Meanwhile, Richard held forth on matters of health, diet and why he wanted to join Weight Watchers. Apparently, it was something pertaining to the gender imbalance in their membership, but I didn’t quite catch all of it, possibly because I was in the wrong state of intoxication. However, Helena managed to distract us with her Victorian Prostitute Boots, although as Graham pointed out, they probably were not all that historically accurate. Sadly, Reverend Jim was not available to be distracted, due to the transport problems, so I was unable to ask his views on Helena’s suggestion about cavorting on Alex’s stockpile of Beeblebears. Liam turned up, somewhat tense over his impending move to Brno in the Czech Republic, to take up a new job. However, some beer helped and as I observed later, on Facebook, within a month or so of relocating, he would quite probably be speaking the language like a local and romancing the ladies like a Leather-Clad Raven-Haired Sex-God. There was also mention of Helena’s purple furry onesie, but the drinks and conversation flowed ever onwards and the matter was forgotten - unless someone wrote it up in a fanzine afterwards. Oh how we laughed as we maintained the old tradition - as per ancient charter - of talking toot in the pub.

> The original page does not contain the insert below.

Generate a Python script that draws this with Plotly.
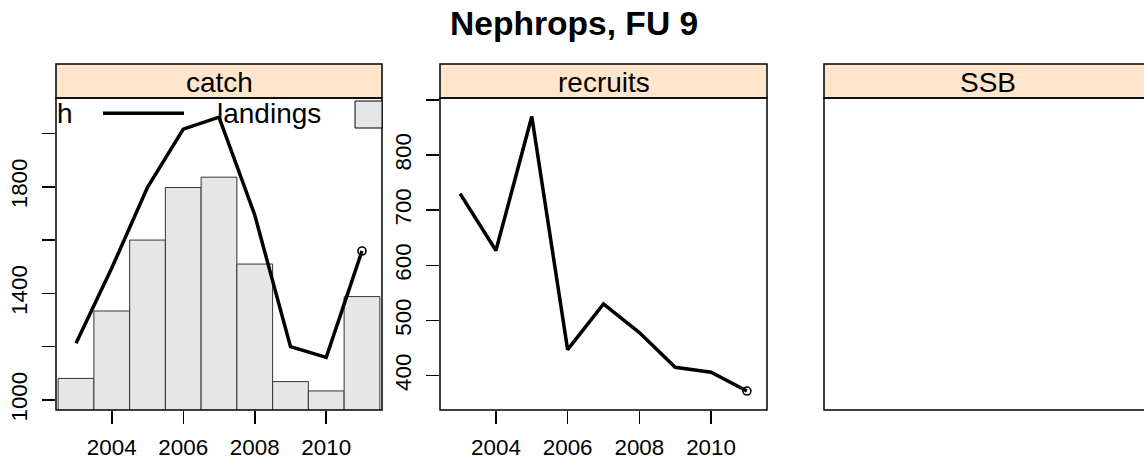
import plotly.graph_objects as go

# ---------------- data ----------------
years = [2003, 2004, 2005, 2006, 2007, 2008, 2009, 2010, 2011]
catch = [1213, 1495, 1798, 2016, 2061, 1694, 1200, 1160, 1559]
landings = [1081, 1334, 1600, 1797, 1836, 1510, 1069, 1034, 1388]
recruits = [730, 627, 870, 447, 530, 478, 415, 406, 372]

panel_titles = ["catch", "recruits", "SSB"]
legend_labels = ["catch", "landings"]
main_title = "Nephrops, FU 9"

x_ticks = [2004, 2006, 2008, 2010]
x_ticklabels = ["2004", "2006", "2008", "2010"]
catch_ticks = [1000, 1200, 1400, 1600, 1800, 2000]
catch_ticklabels = ["1000", "", "1400", "", "1800", ""]
recruit_ticks = [400, 500, 600, 700, 800, 900]
recruit_ticklabels = ["400", "500", "600", "700", "800", ""]

# ---------------- layout helpers ----------------
W, H = 1144, 463
FONT = "Liberation Sans, Arial, Helvetica, sans-serif"
STRIP = "#FFE5CC"
BARFILL = "#E6E6E6"

panels = [(56, 382), (440, 767), (824, 1151)]
p_top, p_bot, s_top = 98, 410, 64


def px(x):
    return x / W


def py(y):
    return (H - y) / H


fig = go.Figure()

# catch panel: landings bars + catch line
fig.add_trace(go.Bar(x=years, y=landings, width=1, marker=dict(color=BARFILL, line=dict(color="#333333", width=1)),
                     xaxis="x", yaxis="y", showlegend=False))
fig.add_trace(go.Scatter(x=years, y=catch, mode="lines", line=dict(color="black", width=3.5),
                         xaxis="x", yaxis="y", showlegend=False))
fig.add_trace(go.Scatter(x=years[-1:], y=catch[-1:], mode="markers",
                         marker=dict(symbol="circle-open", size=8, color="black", line=dict(width=1.6)),
                         xaxis="x", yaxis="y", showlegend=False))

# recruits panel
fig.add_trace(go.Scatter(x=years, y=recruits, mode="lines", line=dict(color="black", width=3.5),
                         xaxis="x2", yaxis="y2", showlegend=False))
fig.add_trace(go.Scatter(x=years[-1:], y=recruits[-1:], mode="markers",
                         marker=dict(symbol="circle-open", size=8, color="black", line=dict(width=1.6)),
                         xaxis="x2", yaxis="y2", showlegend=False))

xr = [2002.44, 2011.56]
tickfont = dict(family=FONT, size=22.4, color="black")

common_x = dict(range=xr, showgrid=False, zeroline=False, showline=False, automargin=False,
                tickmode="array", tickvals=x_ticks, ticktext=x_ticklabels,
                ticks="outside", ticklen=13, tickwidth=1.5, tickcolor="black",
                tickfont=tickfont, ticklabelstandoff=4, fixedrange=True)
common_y = dict(showgrid=False, zeroline=False, showline=False, automargin=False,
                ticks="outside", ticklen=13, tickwidth=1.5, tickcolor="black",
                tickfont=tickfont, tickangle=-90, ticklabelstandoff=6, tickmode="array", fixedrange=True)

yd = [py(p_bot), py(p_top)]

fig.update_layout(
    width=W, height=H, autosize=False,
    margin=dict(l=0, r=0, t=0, b=0, pad=0, autoexpand=False),
    paper_bgcolor="white", plot_bgcolor="white",
    bargap=0,
    xaxis=dict(domain=[px(panels[0][0]), px(panels[0][1])], anchor="y", **common_x),
    yaxis=dict(domain=yd, anchor="x", range=[962.5, 2133], tickvals=catch_ticks, ticktext=catch_ticklabels, **common_y),
    xaxis2=dict(domain=[px(panels[1][0]), px(panels[1][1])], anchor="y2", **common_x),
    yaxis2=dict(domain=yd, anchor="x2", range=[337.6, 903.6], tickvals=recruit_ticks, ticktext=recruit_ticklabels, **common_y),
    xaxis3=dict(domain=[px(panels[2][0]), 1.0], anchor="y3", range=[0, 1], visible=False, fixedrange=True),
    yaxis3=dict(domain=yd, anchor="x3", range=[0, 1], visible=False, fixedrange=True),
)

shapes = []
annotations = []
for (x0, x1), name in zip(panels, panel_titles):
    # strip
    shapes.append(dict(type="rect", xref="paper", yref="paper", x0=px(x0), x1=px(x1), y0=py(p_top), y1=py(s_top),
                       fillcolor=STRIP, line=dict(color="black", width=1.5), layer="above"))
    # panel border
    shapes.append(dict(type="rect", xref="paper", yref="paper", x0=px(x0), x1=px(x1), y0=py(p_bot), y1=py(p_top),
                       fillcolor="rgba(0,0,0,0)", line=dict(color="black", width=1.5), layer="above"))
    annotations.append(dict(text=name, xref="paper", yref="paper", x=px((x0 + x1) / 2), y=py(82),
                            xanchor="center", yanchor="middle", showarrow=False,
                            font=dict(family=FONT, size=28, color="black")))

# key inside catch panel (clipped first label shows only its last letter)
annotations.append(dict(text=legend_labels[0][-1], xref="paper", yref="paper", x=px(55), y=py(113.6),
                        xanchor="left", yanchor="middle", showarrow=False,
                        font=dict(family=FONT, size=28, color="black")))
shapes.append(dict(type="line", xref="paper", yref="paper", x0=px(103), x1=px(184), y0=py(113.3), y1=py(113.3),
                   line=dict(color="black", width=3.5)))
annotations.append(dict(text=legend_labels[1], xref="paper", yref="paper", x=px(215), y=py(113.6),
                        xanchor="left", yanchor="middle", showarrow=False,
                        font=dict(family=FONT, size=28, color="black")))
shapes.append(dict(type="rect", xref="paper", yref="paper", x0=px(355), x1=px(382), y0=py(128), y1=py(101),
                   fillcolor=BARFILL, line=dict(color="black", width=1)))

# main title
annotations.append(dict(text="<b>" + main_title + "</b>", xref="paper", yref="paper", x=px(574), y=py(23.5),
                        xanchor="center", yanchor="middle", showarrow=False,
                        font=dict(family=FONT, size=33.6, color="black")))

fig.update_layout(shapes=shapes, annotations=annotations)

fig.write_html("out.html", config={"displayModeBar": False, "staticPlot": True},
               post_script="document.body.style.margin='0';document.body.style.overflow='hidden';")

“We call upon our Troopers, in this our Darkest Hour…”
After a meteorologically tempestuous December and January, storms and flooding dominated British news throughout February, with troops being brought in to assist the over-stretched emergency services. Those who had to evacuate from their homes, or who had been left without power for the latter half of December, were especially concerned. However, the government remained too busy stirring up paranoia about Bulgarians and Romanians flooding into Britain in spite the alleged migrant deluge remaining conspicuous by its absence. I could just imagine David Cameron cursing perfidious foreigners who could not be trusted to come to Britain and claim British homes, jobs and benefits. Meanwhile, Nature, having delivered the wettest January in 100 years, proceeded to carry on regardless into February, although as the month wore on, signs of brighter, warmer weather made occasional appearances. Although the flooding began to ease, the anger and criticism of government inaction and incompetence remained and the rather dismissive response of David Cameron and his ministers did not help matters.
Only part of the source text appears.